====== MATERIAL

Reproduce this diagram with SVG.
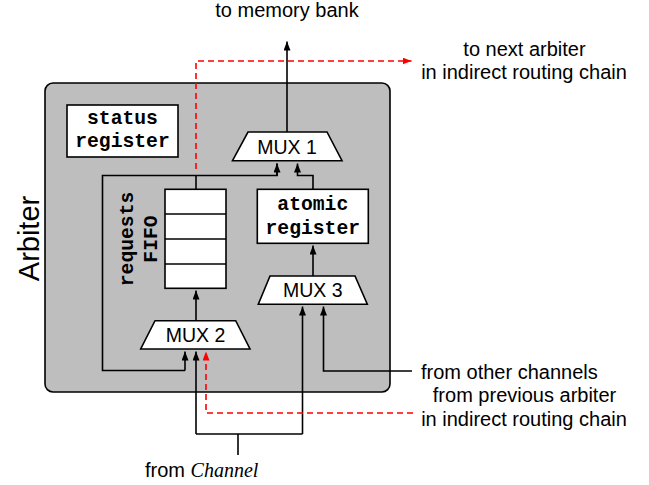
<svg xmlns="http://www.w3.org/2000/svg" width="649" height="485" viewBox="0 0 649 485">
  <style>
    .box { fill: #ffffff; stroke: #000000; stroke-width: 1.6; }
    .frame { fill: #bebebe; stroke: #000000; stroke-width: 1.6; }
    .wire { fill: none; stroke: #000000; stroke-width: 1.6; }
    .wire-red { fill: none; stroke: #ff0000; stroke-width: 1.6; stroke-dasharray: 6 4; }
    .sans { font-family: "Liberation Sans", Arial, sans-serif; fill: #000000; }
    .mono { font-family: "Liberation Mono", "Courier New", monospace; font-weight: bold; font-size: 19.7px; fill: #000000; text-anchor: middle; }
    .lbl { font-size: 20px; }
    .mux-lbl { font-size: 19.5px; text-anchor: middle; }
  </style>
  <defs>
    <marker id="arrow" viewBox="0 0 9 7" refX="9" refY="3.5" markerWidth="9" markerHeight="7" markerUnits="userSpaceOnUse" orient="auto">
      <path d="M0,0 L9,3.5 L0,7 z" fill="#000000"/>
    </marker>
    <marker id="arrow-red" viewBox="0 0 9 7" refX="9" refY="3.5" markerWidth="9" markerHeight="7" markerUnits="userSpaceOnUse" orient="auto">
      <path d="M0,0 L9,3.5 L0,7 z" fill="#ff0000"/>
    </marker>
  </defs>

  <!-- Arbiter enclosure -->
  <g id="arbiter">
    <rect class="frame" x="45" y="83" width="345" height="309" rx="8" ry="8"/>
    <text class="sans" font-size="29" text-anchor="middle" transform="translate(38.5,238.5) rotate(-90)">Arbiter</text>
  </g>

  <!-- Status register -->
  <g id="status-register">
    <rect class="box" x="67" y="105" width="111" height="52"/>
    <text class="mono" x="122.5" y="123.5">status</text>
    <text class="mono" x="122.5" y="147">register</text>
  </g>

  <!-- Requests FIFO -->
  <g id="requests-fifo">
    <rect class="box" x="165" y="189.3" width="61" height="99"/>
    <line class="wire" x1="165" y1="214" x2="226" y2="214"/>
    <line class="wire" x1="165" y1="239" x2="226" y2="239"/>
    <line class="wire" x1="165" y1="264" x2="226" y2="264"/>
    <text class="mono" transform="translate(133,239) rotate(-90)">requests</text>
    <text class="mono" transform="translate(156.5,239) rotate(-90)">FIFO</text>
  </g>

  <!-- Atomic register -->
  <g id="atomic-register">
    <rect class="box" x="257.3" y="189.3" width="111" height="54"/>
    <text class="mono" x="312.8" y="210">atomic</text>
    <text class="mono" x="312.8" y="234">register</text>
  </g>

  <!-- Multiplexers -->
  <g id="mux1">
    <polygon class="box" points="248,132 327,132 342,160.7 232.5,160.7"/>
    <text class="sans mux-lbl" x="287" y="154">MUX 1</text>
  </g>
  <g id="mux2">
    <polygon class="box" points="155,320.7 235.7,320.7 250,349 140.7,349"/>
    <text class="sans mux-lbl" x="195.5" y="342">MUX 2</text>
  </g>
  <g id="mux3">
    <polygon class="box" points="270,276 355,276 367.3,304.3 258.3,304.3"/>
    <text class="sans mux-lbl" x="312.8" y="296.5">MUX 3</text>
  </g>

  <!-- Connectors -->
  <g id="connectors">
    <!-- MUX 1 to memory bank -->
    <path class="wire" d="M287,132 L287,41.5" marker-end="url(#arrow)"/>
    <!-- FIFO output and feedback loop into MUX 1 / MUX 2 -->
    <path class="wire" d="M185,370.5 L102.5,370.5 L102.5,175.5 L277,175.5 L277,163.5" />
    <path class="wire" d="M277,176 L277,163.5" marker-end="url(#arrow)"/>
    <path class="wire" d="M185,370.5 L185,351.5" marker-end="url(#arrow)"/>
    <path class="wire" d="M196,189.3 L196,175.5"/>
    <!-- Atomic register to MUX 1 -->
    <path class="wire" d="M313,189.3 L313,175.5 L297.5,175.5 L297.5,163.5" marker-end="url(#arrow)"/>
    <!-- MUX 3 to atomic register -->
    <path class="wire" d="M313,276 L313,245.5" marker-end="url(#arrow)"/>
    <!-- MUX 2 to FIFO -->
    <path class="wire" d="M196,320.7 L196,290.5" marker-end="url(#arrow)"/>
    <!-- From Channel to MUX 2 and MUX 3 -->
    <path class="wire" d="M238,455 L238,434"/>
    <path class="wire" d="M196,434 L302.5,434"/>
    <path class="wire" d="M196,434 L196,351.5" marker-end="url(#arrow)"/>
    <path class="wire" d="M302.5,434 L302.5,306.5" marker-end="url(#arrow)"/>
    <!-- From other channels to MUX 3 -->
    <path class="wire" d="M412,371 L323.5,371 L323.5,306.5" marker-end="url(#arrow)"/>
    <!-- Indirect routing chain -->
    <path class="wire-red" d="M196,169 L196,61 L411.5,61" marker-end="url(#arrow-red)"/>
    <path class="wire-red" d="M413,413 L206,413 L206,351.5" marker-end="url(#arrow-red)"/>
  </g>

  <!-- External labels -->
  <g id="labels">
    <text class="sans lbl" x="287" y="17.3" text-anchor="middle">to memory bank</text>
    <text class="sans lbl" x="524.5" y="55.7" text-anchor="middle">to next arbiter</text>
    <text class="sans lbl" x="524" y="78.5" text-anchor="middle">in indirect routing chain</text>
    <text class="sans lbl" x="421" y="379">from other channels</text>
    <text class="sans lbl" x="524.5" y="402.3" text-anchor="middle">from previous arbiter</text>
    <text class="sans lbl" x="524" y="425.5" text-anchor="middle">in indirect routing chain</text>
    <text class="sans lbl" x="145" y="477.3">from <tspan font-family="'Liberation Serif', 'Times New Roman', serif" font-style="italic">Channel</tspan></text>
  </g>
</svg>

============

Quote every line word for word and keep the images out of the copy.

Reproduce this diagram with SVG.
<svg xmlns="http://www.w3.org/2000/svg" width="649" height="485" viewBox="0 0 649 485">
  <style>
    .box { fill: #ffffff; stroke: #000000; stroke-width: 1.6; }
    .frame { fill: #bebebe; stroke: #000000; stroke-width: 1.6; }
    .wire { fill: none; stroke: #000000; stroke-width: 1.6; }
    .wire-red { fill: none; stroke: #ff0000; stroke-width: 1.6; stroke-dasharray: 6 4; }
    .sans { font-family: "Liberation Sans", Arial, sans-serif; fill: #000000; }
    .mono { font-family: "Liberation Mono", "Courier New", monospace; font-weight: bold; font-size: 19.7px; fill: #000000; text-anchor: middle; }
    .lbl { font-size: 20px; }
    .mux-lbl { font-size: 19.5px; text-anchor: middle; }
  </style>
  <defs>
    <marker id="arrow" viewBox="0 0 9 7" refX="9" refY="3.5" markerWidth="9" markerHeight="7" markerUnits="userSpaceOnUse" orient="auto">
      <path d="M0,0 L9,3.5 L0,7 z" fill="#000000"/>
    </marker>
    <marker id="arrow-red" viewBox="0 0 9 7" refX="9" refY="3.5" markerWidth="9" markerHeight="7" markerUnits="userSpaceOnUse" orient="auto">
      <path d="M0,0 L9,3.5 L0,7 z" fill="#ff0000"/>
    </marker>
  </defs>

  <!-- Arbiter enclosure -->
  <g id="arbiter">
    <rect class="frame" x="45" y="83" width="345" height="309" rx="8" ry="8"/>
    <text class="sans" font-size="29" text-anchor="middle" transform="translate(38.5,238.5) rotate(-90)">Arbiter</text>
  </g>

  <!-- Status register -->
  <g id="status-register">
    <rect class="box" x="67" y="105" width="111" height="52"/>
    <text class="mono" x="122.5" y="123.5">status</text>
    <text class="mono" x="122.5" y="147">register</text>
  </g>

  <!-- Requests FIFO -->
  <g id="requests-fifo">
    <rect class="box" x="165" y="189.3" width="61" height="99"/>
    <line class="wire" x1="165" y1="214" x2="226" y2="214"/>
    <line class="wire" x1="165" y1="239" x2="226" y2="239"/>
    <line class="wire" x1="165" y1="264" x2="226" y2="264"/>
    <text class="mono" transform="translate(133,239) rotate(-90)">requests</text>
    <text class="mono" transform="translate(156.5,239) rotate(-90)">FIFO</text>
  </g>

  <!-- Atomic register -->
  <g id="atomic-register">
    <rect class="box" x="257.3" y="189.3" width="111" height="54"/>
    <text class="mono" x="312.8" y="210">atomic</text>
    <text class="mono" x="312.8" y="234">register</text>
  </g>

  <!-- Multiplexers -->
  <g id="mux1">
    <polygon class="box" points="248,132 327,132 342,160.7 232.5,160.7"/>
    <text class="sans mux-lbl" x="287" y="154">MUX 1</text>
  </g>
  <g id="mux2">
    <polygon class="box" points="155,320.7 235.7,320.7 250,349 140.7,349"/>
    <text class="sans mux-lbl" x="195.5" y="342">MUX 2</text>
  </g>
  <g id="mux3">
    <polygon class="box" points="270,276 355,276 367.3,304.3 258.3,304.3"/>
    <text class="sans mux-lbl" x="312.8" y="296.5">MUX 3</text>
  </g>

  <!-- Connectors -->
  <g id="connectors">
    <!-- MUX 1 to memory bank -->
    <path class="wire" d="M287,132 L287,41.5" marker-end="url(#arrow)"/>
    <!-- FIFO output and feedback loop into MUX 1 / MUX 2 -->
    <path class="wire" d="M185,370.5 L102.5,370.5 L102.5,175.5 L277,175.5 L277,163.5" />
    <path class="wire" d="M277,176 L277,163.5" marker-end="url(#arrow)"/>
    <path class="wire" d="M185,370.5 L185,351.5" marker-end="url(#arrow)"/>
    <path class="wire" d="M196,189.3 L196,175.5"/>
    <!-- Atomic register to MUX 1 -->
    <path class="wire" d="M313,189.3 L313,175.5 L297.5,175.5 L297.5,163.5" marker-end="url(#arrow)"/>
    <!-- MUX 3 to atomic register -->
    <path class="wire" d="M313,276 L313,245.5" marker-end="url(#arrow)"/>
    <!-- MUX 2 to FIFO -->
    <path class="wire" d="M196,320.7 L196,290.5" marker-end="url(#arrow)"/>
    <!-- From Channel to MUX 2 and MUX 3 -->
    <path class="wire" d="M238,455 L238,434"/>
    <path class="wire" d="M196,434 L302.5,434"/>
    <path class="wire" d="M196,434 L196,351.5" marker-end="url(#arrow)"/>
    <path class="wire" d="M302.5,434 L302.5,306.5" marker-end="url(#arrow)"/>
    <!-- From other channels to MUX 3 -->
    <path class="wire" d="M412,371 L323.5,371 L323.5,306.5" marker-end="url(#arrow)"/>
    <!-- Indirect routing chain -->
    <path class="wire-red" d="M196,169 L196,61 L411.5,61" marker-end="url(#arrow-red)"/>
    <path class="wire-red" d="M413,413 L206,413 L206,351.5" marker-end="url(#arrow-red)"/>
  </g>

  <!-- External labels -->
  <g id="labels">
    <text class="sans lbl" x="287" y="17.3" text-anchor="middle">to memory bank</text>
    <text class="sans lbl" x="524.5" y="55.7" text-anchor="middle">to next arbiter</text>
    <text class="sans lbl" x="524" y="78.5" text-anchor="middle">in indirect routing chain</text>
    <text class="sans lbl" x="421" y="379">from other channels</text>
    <text class="sans lbl" x="524.5" y="402.3" text-anchor="middle">from previous arbiter</text>
    <text class="sans lbl" x="524" y="425.5" text-anchor="middle">in indirect routing chain</text>
    <text class="sans lbl" x="145" y="477.3">from <tspan font-family="'Liberation Serif', 'Times New Roman', serif" font-style="italic">Channel</tspan></text>
  </g>
</svg>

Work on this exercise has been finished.